If Joe had been managed the way today’s heavyweights are, he would have been fed just about any challenger he chose to defend against, and after going through what he’d gone through against Ali and coming out on top, the Philadelphia immortal would have gotten away with it. But the sport was way tougher back in Frazier’s day. Way tougher.
Okay, Joe did have a couple of “easy” defences following the 15-round win over “The Greatest” (was Joe now deserving of this title!) but then, 22 months after the win over Ali (22 months being a time-frame in which today’s heavies might fight twice; and not after having gone through what Joe and Ali did in their epic) Joe was put in with the fearsome George Foreman. Would better management have seen Joe steered clear of Foreman, a fighter he never had to face in the first place?

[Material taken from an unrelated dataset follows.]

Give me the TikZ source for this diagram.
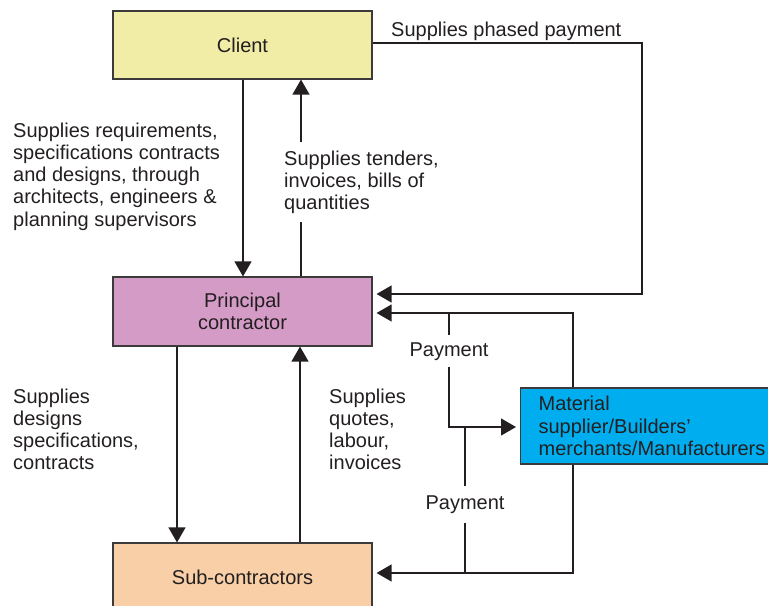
\documentclass[tikz,border=0pt]{standalone}
\usepackage{fontspec}
\setmainfont{Liberation Sans}
\usetikzlibrary{arrows.meta}
\definecolor{ink}{HTML}{231F20}
\definecolor{edge}{HTML}{3C3A3B}
\definecolor{clientfill}{HTML}{F2EDA6}
\definecolor{princfill}{HTML}{D49BC6}
\definecolor{subfill}{HTML}{F8CFA7}
\definecolor{matfill}{HTML}{00AEEF}
\begin{document}
\begin{tikzpicture}[
  x=1pt, y=-1pt,
  txt/.style={font=\fontsize{20}{22.3}\selectfont, text=ink},
  box/.style={txt, draw=edge, line width=1.2pt, minimum width=259pt,
    minimum height=68pt, inner sep=0pt, align=center},
  % multi-line labels are placed by the baseline of their last line
  lbl/.style={txt, align=left, inner sep=0pt, anchor=base west},
  paylbl/.style={txt, inner xsep=0pt, anchor=base},
  conn/.style={draw=ink, line width=1.3pt},
  arr/.style={conn, -{Triangle[length=15pt,width=17pt]}}
]
\useasboundingbox (0,0) rectangle (768,605);

% boxes
\node[box, fill=clientfill] (client) at (242.5,45) {Client};
\node[box, fill=princfill, minimum height=69pt] (principal) at (242.5,311.5) {Principal\\contractor};
\node[box, fill=subfill] (sub) at (242.5,577) {Sub-contractors};
\node[box, fill=matfill, anchor=west, minimum height=76pt, text width=232pt,
  inner xsep=18pt, align=left] (material) at (520,426)
  {Material\\supplier/Builders’\\merchants/Manufacturers};

% labels
\node[lbl] (req) at (13,226.2) {Supplies requirements,\\specifications contracts\\and designs, through\\architects, engineers \&\\planning supervisors};
\node[lbl, inner ysep=8pt] (tenders) at (284,209.6) {Supplies tenders,\\invoices, bills of\\quantities};
\node[lbl] (phased) at (391,36) {Supplies phased payment};
\node[lbl] (designs) at (13,469.9) {Supplies\\designs\\specifications,\\contracts};
\node[lbl] (quotes) at (329,469.9) {Supplies\\quotes,\\labour,\\invoices};
\node[paylbl, inner ysep=7pt] (pay1) at (449,356) {Payment};
\node[paylbl, inner ysep=9.5pt] (pay2) at (465,509) {Payment};

% turning points
\coordinate (xa) at (243,0);
\coordinate (xb) at (301,0);
\coordinate (xc) at (177,0);
\coordinate (xd) at (300,0);
\coordinate (ph) at (642,43);
\coordinate (pin) at (0,294);
\coordinate (mp) at (573,313);
\coordinate (pa) at (449,313);
\coordinate (pb) at (449,427);
\coordinate (ms) at (573,573);
\coordinate (pc) at (465,573);
\coordinate (pd) at (465,427);

% client <-> principal
\draw[arr] (client.south -| xa) -- (principal.north -| xa);
\draw[conn] (principal.north -| xb) -- (tenders.south -| xb);
\draw[arr] (tenders.north -| xb) -- (client.south -| xb);

% phased payment
\draw[arr, shorten >=4pt] (client.east |- ph) -- (ph) -- (ph |- pin) -- (principal.east |- pin);

% principal <-> sub-contractors
\draw[arr] (principal.south -| xc) -- (sub.north -| xc);
\draw[arr] (sub.north -| xd) -- (principal.south -| xd);

% material supplier links
\draw[arr, shorten >=4pt] (material.north -| mp) -- (mp) -- (principal.east |- mp);
\draw[arr, shorten >=4pt] (material.south -| ms) -- (ms) -- (sub.east |- ms);

% payments to the material supplier
\draw[conn] (pa) -- (pay1.north);
\draw[arr, shorten >=4pt] (pay1.south) -- (pb) -- (material.west |- pb);
\draw[conn] (pc) -- (pay2.south);
\draw[conn] (pay2.north) -- (pd);
\end{tikzpicture}
\end{document}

But Frazier, never, ever a fighter, or a man, to avoid a challenge, quite literally met the destructive Foreman head-on. These days, a fighter of Frazier’s magnitude would have kept Foreman waiting for up to three years, he would have asked for a gazzilion dollars, home town advantage and a rematch clause. But Joe, and George, two of the last truly great undisputed heavyweight kings, were cut from a different cloth. “I just fight ’em,” Frazier said. “Yank [his manager and trainer Durham] picks ’em.”
And Frazier fought ’em all, and hard. We will never see his like again. Frazier, when he did call it quits, walked away with a 32-4-1(27) record. That means, he fought just ten times after the historic, never to be topped Ali win, winning just half of these bouts. Again, where would “Smoke” be placed amongst the finest-ever heavyweights champs if he had smoked no more after that unforgettable night at The Garden?
Joe Frazier, 1944-2011: gone too soon but never forgotten.